Allestire una mostra, in poche parole, cosa vuol dire? Solo appendere quadri? Certamente no, se così fosse sarebbe molto riduttivo. Per me l’allestimento di una mostra è l’ultima fase di una lunga e complessa operazione che inizia con l’essere partecipe in una programmazione che ha l’intento di mettere in evidenza, nel caso di una mostra collettiva, una serie di opere d’arte per donare al pubblico diversi spunti di riflessione. Mostre collettive che possono spaziare liberamente senza indicazioni precise o che possono avere un tema conduttore comune. Diversamente la mostra personale di un singolo artista richiede un approccio diverso, perché è necessario tuffarsi nei concetti più interiori dell’artista stesso, immedesimandosi e dialogando con l’interessato.
E un memorial? Esporre le opere di un artista scomparso è tutt’altra cosa: si tratta di un’emozione diversa. Perciò, è senz’altro utile e doveroso approfondire il suo vissuto, tramite qualsiasi documentazione disponibile ma, poi, bisogna fare il salto qualitativo per entrare nella specifica personalità dell’autore cercando di essere idealmente affiancati come sarebbe stato di suo gradimento.

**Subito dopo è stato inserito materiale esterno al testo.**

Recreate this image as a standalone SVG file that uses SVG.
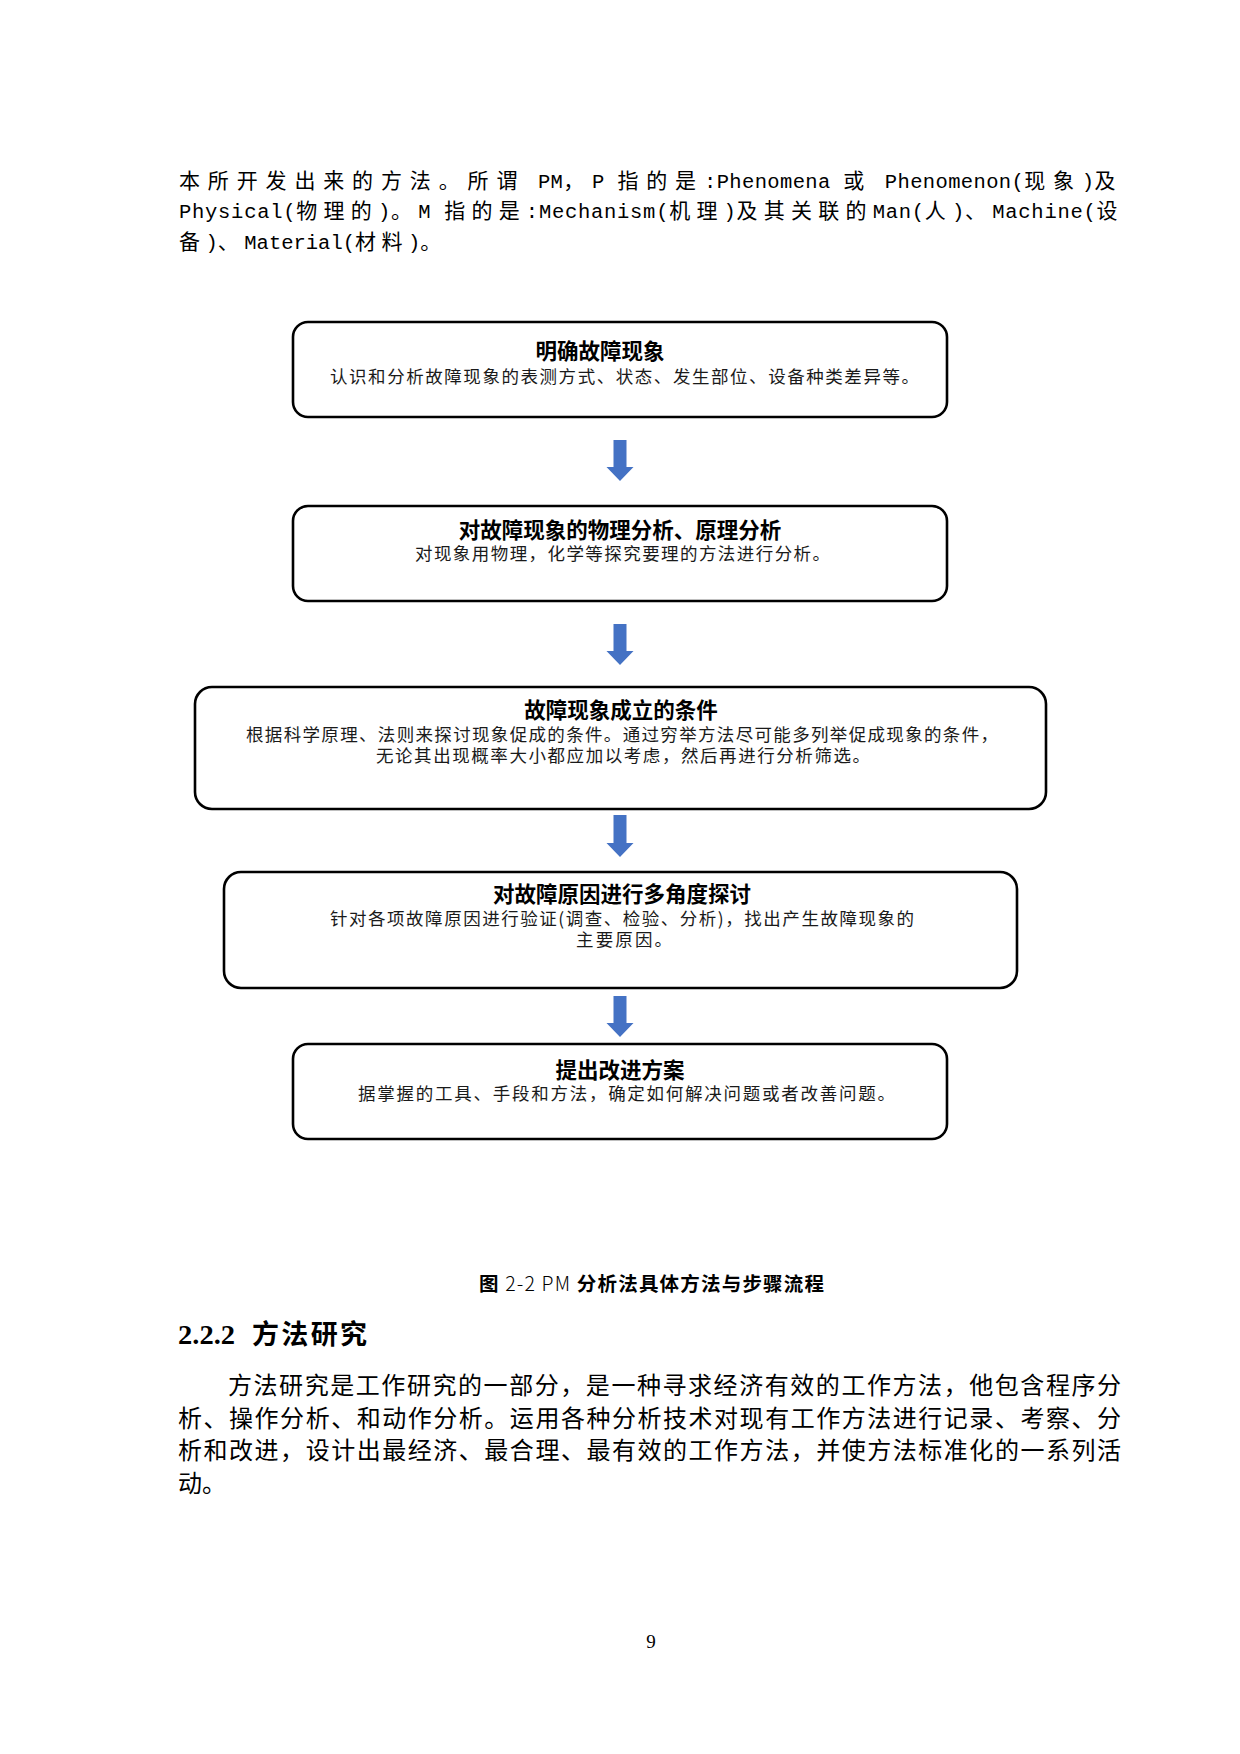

Di conseguenza l’allestimento deve diventare una sorta di racconto più emozionale che cronologico. Nel caso di Danilo Pepato Franci è necessario immergersi nelle sue lontane emozioni di tipo naturalistico per assaporare la dolcezza dei paesaggi alpini e il calore delle luci che ha saputo pennellare con sapienza. Ecco, allora, che l’esposizione tematica delle sue interpretazioni emotive assume un valore profondo che deve coinvolgere lo spettatore in un momento globale. Un “Unicum” che trapela non solo da opere vetuste che il tempo ha cercato inutilmente di appannare ma, anche dall’insieme complessivo che, unitamente alle tipiche cornici barocche di un tempo, riesce ancora a trasmettere per donare una freschezza vivace dello spirito originale ed immutabile dell’artista.